▸ **Exercise goal**
Repeat each line of the material below exactly as it appears, minus any pictures.

▸ **Provided material**

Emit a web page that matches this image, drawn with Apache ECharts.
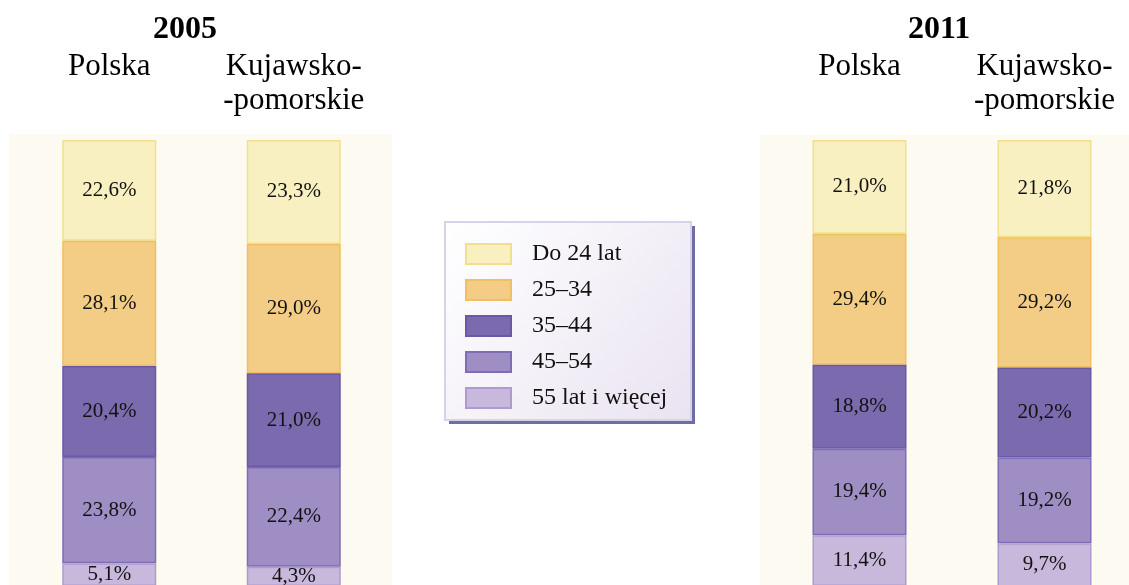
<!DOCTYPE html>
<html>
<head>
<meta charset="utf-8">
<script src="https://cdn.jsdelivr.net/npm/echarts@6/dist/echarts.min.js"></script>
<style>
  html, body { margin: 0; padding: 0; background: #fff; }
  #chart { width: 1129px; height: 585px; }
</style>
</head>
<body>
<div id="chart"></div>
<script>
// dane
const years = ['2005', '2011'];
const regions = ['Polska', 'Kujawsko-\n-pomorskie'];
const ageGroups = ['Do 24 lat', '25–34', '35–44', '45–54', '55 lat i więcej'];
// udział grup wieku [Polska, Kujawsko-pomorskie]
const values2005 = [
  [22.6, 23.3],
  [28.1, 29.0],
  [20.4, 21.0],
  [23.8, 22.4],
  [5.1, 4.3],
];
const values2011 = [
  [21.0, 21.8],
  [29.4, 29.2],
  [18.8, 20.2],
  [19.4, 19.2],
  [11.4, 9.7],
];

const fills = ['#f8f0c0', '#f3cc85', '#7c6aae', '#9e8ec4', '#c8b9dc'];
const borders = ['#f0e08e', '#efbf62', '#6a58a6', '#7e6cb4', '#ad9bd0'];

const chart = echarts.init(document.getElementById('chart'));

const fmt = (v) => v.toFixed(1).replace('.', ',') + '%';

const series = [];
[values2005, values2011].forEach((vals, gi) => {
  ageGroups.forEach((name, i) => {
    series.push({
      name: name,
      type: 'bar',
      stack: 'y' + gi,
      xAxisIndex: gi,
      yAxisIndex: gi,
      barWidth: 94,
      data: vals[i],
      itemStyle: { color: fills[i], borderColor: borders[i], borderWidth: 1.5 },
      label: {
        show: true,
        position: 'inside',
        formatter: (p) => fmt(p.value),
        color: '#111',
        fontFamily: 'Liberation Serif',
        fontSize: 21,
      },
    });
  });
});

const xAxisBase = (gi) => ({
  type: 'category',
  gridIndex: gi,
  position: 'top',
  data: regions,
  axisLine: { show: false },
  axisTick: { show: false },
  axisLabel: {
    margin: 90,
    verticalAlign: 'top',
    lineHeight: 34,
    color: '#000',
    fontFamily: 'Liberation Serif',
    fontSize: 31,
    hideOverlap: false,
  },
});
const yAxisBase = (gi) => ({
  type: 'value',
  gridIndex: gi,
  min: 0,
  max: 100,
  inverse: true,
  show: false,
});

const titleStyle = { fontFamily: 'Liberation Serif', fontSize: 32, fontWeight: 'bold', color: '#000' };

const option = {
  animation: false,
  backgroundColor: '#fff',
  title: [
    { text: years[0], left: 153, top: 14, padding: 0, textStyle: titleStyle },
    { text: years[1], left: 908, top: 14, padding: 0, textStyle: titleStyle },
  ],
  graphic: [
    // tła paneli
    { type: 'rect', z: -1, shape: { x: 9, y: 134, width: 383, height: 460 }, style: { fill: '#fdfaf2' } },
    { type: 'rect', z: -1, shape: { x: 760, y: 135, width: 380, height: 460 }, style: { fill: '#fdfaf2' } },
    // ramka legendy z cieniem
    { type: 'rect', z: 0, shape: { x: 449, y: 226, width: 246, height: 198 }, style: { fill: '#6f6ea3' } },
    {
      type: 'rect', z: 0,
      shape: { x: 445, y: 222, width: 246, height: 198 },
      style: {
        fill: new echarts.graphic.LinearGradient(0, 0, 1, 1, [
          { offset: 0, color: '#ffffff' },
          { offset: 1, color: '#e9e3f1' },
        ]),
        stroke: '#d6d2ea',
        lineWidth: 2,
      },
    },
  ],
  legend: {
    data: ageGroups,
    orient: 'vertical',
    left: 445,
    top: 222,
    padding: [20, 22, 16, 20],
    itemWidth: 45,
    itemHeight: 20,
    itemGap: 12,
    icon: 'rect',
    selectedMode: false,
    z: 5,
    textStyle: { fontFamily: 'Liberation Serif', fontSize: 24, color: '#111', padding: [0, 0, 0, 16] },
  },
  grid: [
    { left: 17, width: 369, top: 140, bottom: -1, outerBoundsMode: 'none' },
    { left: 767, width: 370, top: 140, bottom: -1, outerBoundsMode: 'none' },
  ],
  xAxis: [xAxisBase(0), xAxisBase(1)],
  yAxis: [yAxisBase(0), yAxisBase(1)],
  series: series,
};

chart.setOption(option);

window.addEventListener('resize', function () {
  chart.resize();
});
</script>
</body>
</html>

▸ **Solution for this problem**
Emit a web page that matches this image, drawn with Apache ECharts.
<!DOCTYPE html>
<html>
<head>
<meta charset="utf-8">
<script src="https://cdn.jsdelivr.net/npm/echarts@6/dist/echarts.min.js"></script>
<style>
  html, body { margin: 0; padding: 0; background: #fff; }
  #chart { width: 1129px; height: 585px; }
</style>
</head>
<body>
<div id="chart"></div>
<script>
// dane
const years = ['2005', '2011'];
const regions = ['Polska', 'Kujawsko-\n-pomorskie'];
const ageGroups = ['Do 24 lat', '25–34', '35–44', '45–54', '55 lat i więcej'];
// udział grup wieku [Polska, Kujawsko-pomorskie]
const values2005 = [
  [22.6, 23.3],
  [28.1, 29.0],
  [20.4, 21.0],
  [23.8, 22.4],
  [5.1, 4.3],
];
const values2011 = [
  [21.0, 21.8],
  [29.4, 29.2],
  [18.8, 20.2],
  [19.4, 19.2],
  [11.4, 9.7],
];

const fills = ['#f8f0c0', '#f3cc85', '#7c6aae', '#9e8ec4', '#c8b9dc'];
const borders = ['#f0e08e', '#efbf62', '#6a58a6', '#7e6cb4', '#ad9bd0'];

const chart = echarts.init(document.getElementById('chart'));

const fmt = (v) => v.toFixed(1).replace('.', ',') + '%';

const series = [];
[values2005, values2011].forEach((vals, gi) => {
  ageGroups.forEach((name, i) => {
    series.push({
      name: name,
      type: 'bar',
      stack: 'y' + gi,
      xAxisIndex: gi,
      yAxisIndex: gi,
      barWidth: 94,
      data: vals[i],
      itemStyle: { color: fills[i], borderColor: borders[i], borderWidth: 1.5 },
      label: {
        show: true,
        position: 'inside',
        formatter: (p) => fmt(p.value),
        color: '#111',
        fontFamily: 'Liberation Serif',
        fontSize: 21,
      },
    });
  });
});

const xAxisBase = (gi) => ({
  type: 'category',
  gridIndex: gi,
  position: 'top',
  data: regions,
  axisLine: { show: false },
  axisTick: { show: false },
  axisLabel: {
    margin: 90,
    verticalAlign: 'top',
    lineHeight: 34,
    color: '#000',
    fontFamily: 'Liberation Serif',
    fontSize: 31,
    hideOverlap: false,
  },
});
const yAxisBase = (gi) => ({
  type: 'value',
  gridIndex: gi,
  min: 0,
  max: 100,
  inverse: true,
  show: false,
});

const titleStyle = { fontFamily: 'Liberation Serif', fontSize: 32, fontWeight: 'bold', color: '#000' };

const option = {
  animation: false,
  backgroundColor: '#fff',
  title: [
    { text: years[0], left: 153, top: 14, padding: 0, textStyle: titleStyle },
    { text: years[1], left: 908, top: 14, padding: 0, textStyle: titleStyle },
  ],
  graphic: [
    // tła paneli
    { type: 'rect', z: -1, shape: { x: 9, y: 134, width: 383, height: 460 }, style: { fill: '#fdfaf2' } },
    { type: 'rect', z: -1, shape: { x: 760, y: 135, width: 380, height: 460 }, style: { fill: '#fdfaf2' } },
    // ramka legendy z cieniem
    { type: 'rect', z: 0, shape: { x: 449, y: 226, width: 246, height: 198 }, style: { fill: '#6f6ea3' } },
    {
      type: 'rect', z: 0,
      shape: { x: 445, y: 222, width: 246, height: 198 },
      style: {
        fill: new echarts.graphic.LinearGradient(0, 0, 1, 1, [
          { offset: 0, color: '#ffffff' },
          { offset: 1, color: '#e9e3f1' },
        ]),
        stroke: '#d6d2ea',
        lineWidth: 2,
      },
    },
  ],
  legend: {
    data: ageGroups,
    orient: 'vertical',
    left: 445,
    top: 222,
    padding: [20, 22, 16, 20],
    itemWidth: 45,
    itemHeight: 20,
    itemGap: 12,
    icon: 'rect',
    selectedMode: false,
    z: 5,
    textStyle: { fontFamily: 'Liberation Serif', fontSize: 24, color: '#111', padding: [0, 0, 0, 16] },
  },
  grid: [
    { left: 17, width: 369, top: 140, bottom: -1, outerBoundsMode: 'none' },
    { left: 767, width: 370, top: 140, bottom: -1, outerBoundsMode: 'none' },
  ],
  xAxis: [xAxisBase(0), xAxisBase(1)],
  yAxis: [yAxisBase(0), yAxisBase(1)],
  series: series,
};

chart.setOption(option);

window.addEventListener('resize', function () {
  chart.resize();
});
</script>
</body>
</html>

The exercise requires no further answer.